The Office of Financial Sanctions Implementation (OFSI) says the decision was taken after dozens of loans made by Standard Chartered to Denizbank – at the time almost wholly owned by Russia’s Sberbank – were deemed to be in breach of EU-wide restrictions in place since 2014.

Those restrictions, introduced in response to Russia’s military intervention in Ukraine, contain an exemption for trade-related loans. OFSI explains that under EU law, transactions are permitted if they “have the specific and documented objective of financing the import or export of non-prohibited goods between the European Union and any third country, to ensure that legitimate EU trade is not harmed”.

However, having examined 102 loans made by Standard Chartered between April 2015 and January 2018, the regulator has concluded that 70 – with a combined transaction value of over £266mn – were not facilitating trade with the EU.

“They were therefore in breach of the EU regulation,” it says.

In OFSI’s view, Standard Chartered “was aware of the sanctions regime and the need to take compliance steps and had initially ceased all trade finance business with Denizbank when Denizbank became a sanctioned entity”.

“However, Standard Chartered Bank had then sought to introduce dispensations enabling such loans to be made where they considered an exemption was applicable,” it says.

“OFSI assessed that these dispensations were not appropriately put in place, and the subsequent operation of the dispensations enabled loans to be made which were not within any exemption and therefore were in breach of the EU regulation. The failings persisted over an extended period of time, leading to Standard Chartered Bank repeatedly making new loans to Denizbank.”

Standard Chartered says OFSI’s findings “are based on information that we self-identified and self-reported”.

“As the penalty notice states, Standard Chartered did not wilfully breach the sanctions regime, acted in good faith, intended to comply with the relevant restrictions, fully co-operated with OFSI, and took remedial steps following the breach,” a spokesperson tells GTR.

“Standard Chartered has already fully provided for this penalty, so there will be no impact on our financial results. We remain unwaveringly committed to complying with all applicable financial sanctions’ regulations.”

Although 70 loans were found to be in breach of the EU’s sanction regime, the UK authority was only granted the power to issue fines from April 2017 onwards. As a result, OFSI is only able to penalise 21 of those 70 loans that took place after that date, which carried a total value of around £97.4mn.

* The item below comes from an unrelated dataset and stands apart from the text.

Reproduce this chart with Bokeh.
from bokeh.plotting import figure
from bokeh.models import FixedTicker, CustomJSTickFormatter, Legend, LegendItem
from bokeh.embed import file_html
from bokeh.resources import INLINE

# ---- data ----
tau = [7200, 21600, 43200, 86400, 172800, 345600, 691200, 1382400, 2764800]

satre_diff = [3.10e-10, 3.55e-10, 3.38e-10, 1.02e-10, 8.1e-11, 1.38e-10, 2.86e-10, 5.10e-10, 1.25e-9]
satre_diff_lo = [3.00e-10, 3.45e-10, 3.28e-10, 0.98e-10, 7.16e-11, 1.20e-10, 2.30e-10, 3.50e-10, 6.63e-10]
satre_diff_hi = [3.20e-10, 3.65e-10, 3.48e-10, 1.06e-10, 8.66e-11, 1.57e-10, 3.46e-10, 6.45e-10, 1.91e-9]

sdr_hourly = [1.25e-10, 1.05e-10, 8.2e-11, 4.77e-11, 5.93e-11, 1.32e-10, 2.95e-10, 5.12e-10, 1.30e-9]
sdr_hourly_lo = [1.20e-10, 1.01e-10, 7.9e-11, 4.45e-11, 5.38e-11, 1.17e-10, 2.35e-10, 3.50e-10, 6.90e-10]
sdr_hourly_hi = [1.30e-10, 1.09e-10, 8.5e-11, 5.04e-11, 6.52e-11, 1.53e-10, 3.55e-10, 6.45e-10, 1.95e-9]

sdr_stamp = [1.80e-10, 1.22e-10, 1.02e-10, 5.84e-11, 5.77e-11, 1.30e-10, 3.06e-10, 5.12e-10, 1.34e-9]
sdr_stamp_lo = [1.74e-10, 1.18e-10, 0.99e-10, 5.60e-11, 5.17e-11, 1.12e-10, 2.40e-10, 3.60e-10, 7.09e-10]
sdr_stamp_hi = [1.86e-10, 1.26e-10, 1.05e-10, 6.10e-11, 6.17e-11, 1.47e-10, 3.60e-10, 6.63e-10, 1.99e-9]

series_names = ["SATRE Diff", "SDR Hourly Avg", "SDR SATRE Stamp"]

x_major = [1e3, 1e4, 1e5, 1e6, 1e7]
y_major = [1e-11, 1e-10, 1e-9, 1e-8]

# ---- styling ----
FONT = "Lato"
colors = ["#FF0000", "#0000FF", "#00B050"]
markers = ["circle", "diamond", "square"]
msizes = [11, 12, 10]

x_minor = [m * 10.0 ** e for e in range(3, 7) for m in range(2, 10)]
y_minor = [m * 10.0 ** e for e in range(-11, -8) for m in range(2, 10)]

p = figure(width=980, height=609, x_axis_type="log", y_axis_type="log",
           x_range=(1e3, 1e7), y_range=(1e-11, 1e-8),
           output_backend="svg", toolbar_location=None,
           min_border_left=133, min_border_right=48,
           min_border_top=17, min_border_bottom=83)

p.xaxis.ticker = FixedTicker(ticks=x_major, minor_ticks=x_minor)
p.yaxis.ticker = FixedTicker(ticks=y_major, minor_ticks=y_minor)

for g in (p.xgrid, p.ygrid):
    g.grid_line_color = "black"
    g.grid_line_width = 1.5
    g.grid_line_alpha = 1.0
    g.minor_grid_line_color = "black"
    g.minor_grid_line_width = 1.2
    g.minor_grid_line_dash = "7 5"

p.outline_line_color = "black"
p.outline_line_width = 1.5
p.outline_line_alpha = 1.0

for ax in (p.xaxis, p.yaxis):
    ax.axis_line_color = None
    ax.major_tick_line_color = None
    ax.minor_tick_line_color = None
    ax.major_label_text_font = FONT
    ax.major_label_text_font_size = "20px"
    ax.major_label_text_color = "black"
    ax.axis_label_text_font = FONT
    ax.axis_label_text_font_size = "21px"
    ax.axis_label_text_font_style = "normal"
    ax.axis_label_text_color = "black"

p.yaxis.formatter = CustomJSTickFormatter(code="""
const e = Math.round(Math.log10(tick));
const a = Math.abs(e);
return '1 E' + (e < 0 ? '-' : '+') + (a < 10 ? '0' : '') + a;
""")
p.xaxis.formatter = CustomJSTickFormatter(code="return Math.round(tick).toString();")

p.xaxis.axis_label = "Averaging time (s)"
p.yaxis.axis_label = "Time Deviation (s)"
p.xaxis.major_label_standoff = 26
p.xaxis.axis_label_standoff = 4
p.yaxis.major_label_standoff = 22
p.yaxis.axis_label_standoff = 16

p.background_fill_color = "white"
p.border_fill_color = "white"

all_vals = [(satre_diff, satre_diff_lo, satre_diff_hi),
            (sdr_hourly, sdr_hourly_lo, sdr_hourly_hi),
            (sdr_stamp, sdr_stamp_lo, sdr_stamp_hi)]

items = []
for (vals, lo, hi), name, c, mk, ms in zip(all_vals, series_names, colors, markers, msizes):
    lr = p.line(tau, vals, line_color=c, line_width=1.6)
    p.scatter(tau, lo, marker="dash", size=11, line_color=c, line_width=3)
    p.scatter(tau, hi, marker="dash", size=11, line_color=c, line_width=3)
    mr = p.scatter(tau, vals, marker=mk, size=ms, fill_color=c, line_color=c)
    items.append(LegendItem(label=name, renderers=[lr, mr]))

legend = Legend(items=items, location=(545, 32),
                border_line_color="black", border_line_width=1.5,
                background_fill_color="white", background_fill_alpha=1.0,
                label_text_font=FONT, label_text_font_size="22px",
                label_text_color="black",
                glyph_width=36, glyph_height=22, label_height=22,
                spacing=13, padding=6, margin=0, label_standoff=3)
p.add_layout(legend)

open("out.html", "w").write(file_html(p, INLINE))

Standard Chartered’s fine was also reduced by 30%, or £11mn, in response to the bank’s co-operation with the investigation. That included voluntary disclosure of the breaches as well as detailed reports on the relevant transactions, the regulator says.

Standard Chartered also requested that the transaction be reviewed by a UK minister. Though the minister upheld OFSI’s decision, they reduced the fine from around £31.5mn.

Despite that, it is by far the largest fine imposed by OFSI since its establishment in 2016, and the authority says the case “should be considered ‘most serious’”.